Since its inception, New Real has produced 13 feature films, ranging from small break out specialty films to big-budget productions. On the bigger budgets, they’ve worked with the likes of Rachael Leigh Cook and Luke Kirby on All Hat as well as Heather Graham and Sandra Oh on Cake. Both All Hat and Cake have been translated into dozens of languages and have sold around the world. Jonas and Farlinger believe that a low-budget aesthetic can really work for the right story and in the case of Monkey Warfare audiences agreed; the film won the Special Jury Award at TIFF in 2006.
That Monkey Warfare ever got made is a testament to Farlinger's and Jonas' vision and persistence. Unable to get financing, they took a risk and decided to make it themselves. When the film was finished, the same people who had declined to finance production were eager to become partners. It taught them early on that to be producers, you have to believe in what you’re making and stand behind that faith.
But Jonas and Farlinger aren’t typical producers. Jonas has a post graduate degree in comparative literature from Cambridge University and Farlinger has written and directed three feature films that have all premiered at TIFF. They both mix their business acumen with a deep love of narrative and a keen awareness of what kinds of stories make entertaining and successful films. Films like Leslie, My Name is Evil, a comedy (!) about the Charles Manson trial directed by Reg Harkema premiered at TIFF and sold to Lionsgate, as well as Otto; or, Up with Dead People by Bruce LaBruce, about a gay zombie, premiered at Sundance and Berlin. Both films raked up sales worldwide.
But it’s not easy. English Canada doesn’t currently have broadcasters pre-licensing and commissioning feature film like Societe Radio Canada, HBO, Film Four or Studio Canal do in their jurisdictions. Independent filmmakers today face extremely difficult challenges that have been compounded by Hollywood's takeover of the “independent” film industry. Today, Farlinger and Jonas note, the same films that win the Independent Spirit Awards are the same films that win the Oscars. True independent films like theirs are forced to go head-to-head with hundred-million-dollar movies with massive promotional machines behind them. They can't be bigger so they've got to be better.

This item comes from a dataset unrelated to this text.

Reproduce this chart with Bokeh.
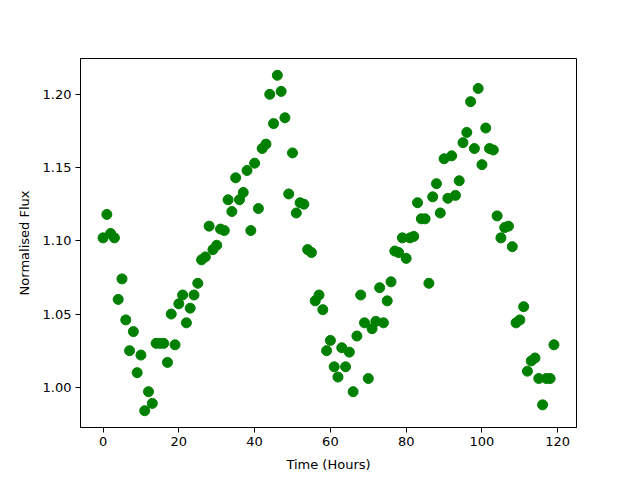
from bokeh.plotting import figure
from bokeh.models import Range1d, FixedTicker, NumeralTickFormatter, ColumnDataSource
from bokeh.embed import file_html
from bokeh.resources import INLINE

time_hours = list(range(120))
flux = [
    1.102, 1.118, 1.105, 1.102, 1.060, 1.074, 1.046, 1.025, 1.038, 1.010,
    1.022, 0.984, 0.997, 0.989, 1.030, 1.030, 1.030, 1.017, 1.050, 1.029,
    1.057, 1.063, 1.044, 1.054, 1.063, 1.071, 1.087, 1.089, 1.110, 1.094,
    1.097, 1.108, 1.107, 1.128, 1.120, 1.143, 1.128, 1.133, 1.148, 1.107,
    1.153, 1.122, 1.163, 1.166, 1.200, 1.180, 1.213, 1.202, 1.184, 1.132,
    1.160, 1.119, 1.126, 1.125, 1.094, 1.092, 1.059, 1.063, 1.053, 1.025,
    1.032, 1.014, 1.007, 1.027, 1.014, 1.024, 0.997, 1.035, 1.063, 1.044,
    1.006, 1.040, 1.045, 1.068, 1.044, 1.059, 1.072, 1.093, 1.092, 1.102,
    1.088, 1.102, 1.103, 1.126, 1.115, 1.115, 1.071, 1.130, 1.139, 1.119,
    1.156, 1.129, 1.158, 1.131, 1.141, 1.167, 1.174, 1.195, 1.163, 1.204,
    1.152, 1.177, 1.163, 1.162, 1.117, 1.102, 1.109, 1.110, 1.096, 1.044,
    1.046, 1.055, 1.011, 1.018, 1.020, 1.006, 0.988, 1.006, 1.006, 1.029,
]
x_ticks = [0, 20, 40, 60, 80, 100, 120]
y_ticks = [1.00, 1.05, 1.10, 1.15, 1.20]

src = ColumnDataSource(dict(x=time_hours, y=flux))

xmin, xmax = min(time_hours), max(time_hours)
ymin, ymax = min(flux), max(flux)
xm = (xmax - xmin) * 0.05
ym = (ymax - ymin) * 0.05

p = figure(width=632, height=472, output_backend="svg", toolbar_location=None,
           x_range=Range1d(xmin - xm, xmax + xm), y_range=Range1d(ymin - ym, ymax + ym),
           min_border_left=80, min_border_right=56, min_border_top=58, min_border_bottom=45)
p.frame_width = 496
p.frame_height = 369

p.scatter("x", "y", source=src, size=10, fill_color="#008000", line_color="#008000")

p.xgrid.visible = False
p.ygrid.visible = False
p.outline_line_color = "black"
p.outline_line_width = 1
p.outline_line_alpha = 1

p.xaxis.ticker = FixedTicker(ticks=x_ticks)
p.yaxis.ticker = FixedTicker(ticks=y_ticks)
p.yaxis.formatter = NumeralTickFormatter(format="0.00")
p.xaxis.axis_label = "Time (Hours)"
p.yaxis.axis_label = "Normalised Flux"
for ax in (p.xaxis[0], p.yaxis[0]):
    ax.axis_label_text_font_style = "normal"
    ax.axis_label_text_font = "DejaVu Sans"
    ax.axis_label_text_font_size = "13px"
    ax.major_label_text_font = "DejaVu Sans"
    ax.major_label_text_font_size = "13px"
    ax.major_label_text_color = "black"
    ax.axis_label_text_color = "black"
    ax.minor_tick_line_color = None
    ax.major_tick_in = 0
    ax.major_tick_out = 5
    ax.major_tick_line_color = "black"
    ax.axis_line_color = "black"
    ax.axis_label_standoff = 8
    ax.major_label_standoff = 4

open("out.html", "w").write(file_html(p, INLINE))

OMDC support through tax credits and the Film Fund has helped Jonas and Farlinger make many of their best films. They appreciate the unique level of expertise OMDC brings to the table. Film Fund support is determined by juries of peers meaning that scripts are vetted by fellow professionals. According to Jonas, that approval provides an extra boost of confidence that a production will succeed. In a competitive industry, that makes a difference. Farlinger notes that Ontario has an incredible talent base. He says that's why big US films come here—and that's why New Real will never leave.
The biggest challenge New Real and all Canadian film production companies face is reaching theatrical audiences. New Real’s Trigger (2010), directed by Bruce McDonald and starring Molly Parker and Tracy Wright, was nominated for four Canadian Screen Awards and the Toronto and Vancouver Critics prizes. Despite this, and being the inaugural film of the TIFF Bell Lightbox and finding distribution in the US, the film struggled to find an audience. Their latest film, Gerontophilia, directed by Bruce LaBruce, premiered at the Venice and Toronto Film Festivals and won Best Canadian Feature at Montreal’s Festival du Nouveau Cinema. It’s been sold throughout Europe. Gerontophilia opens theatrically in Spring 2014.
The company’s diverse slate of upcoming productions include a Chet Baker biography entitled Born to Be Blue by Rob Budreau, an adaptation of Russel Smith’s novel Girl Crazy to be directed by Don McKellar, and a comedy by Matt Watts entitled Mr. Epiphany to be directed by Farlinger.
“Feature filmmaking takes passion, love and devotion but it also takes a sincere desire to find stories that amazing and intrigue audiences. Canada and Ontario, in particular, are in a golden era of feature filmmaking. The best filmmakers in the world live and shoot here. That's great, because we have a lot of stories to tell and we want to tell them before we die.”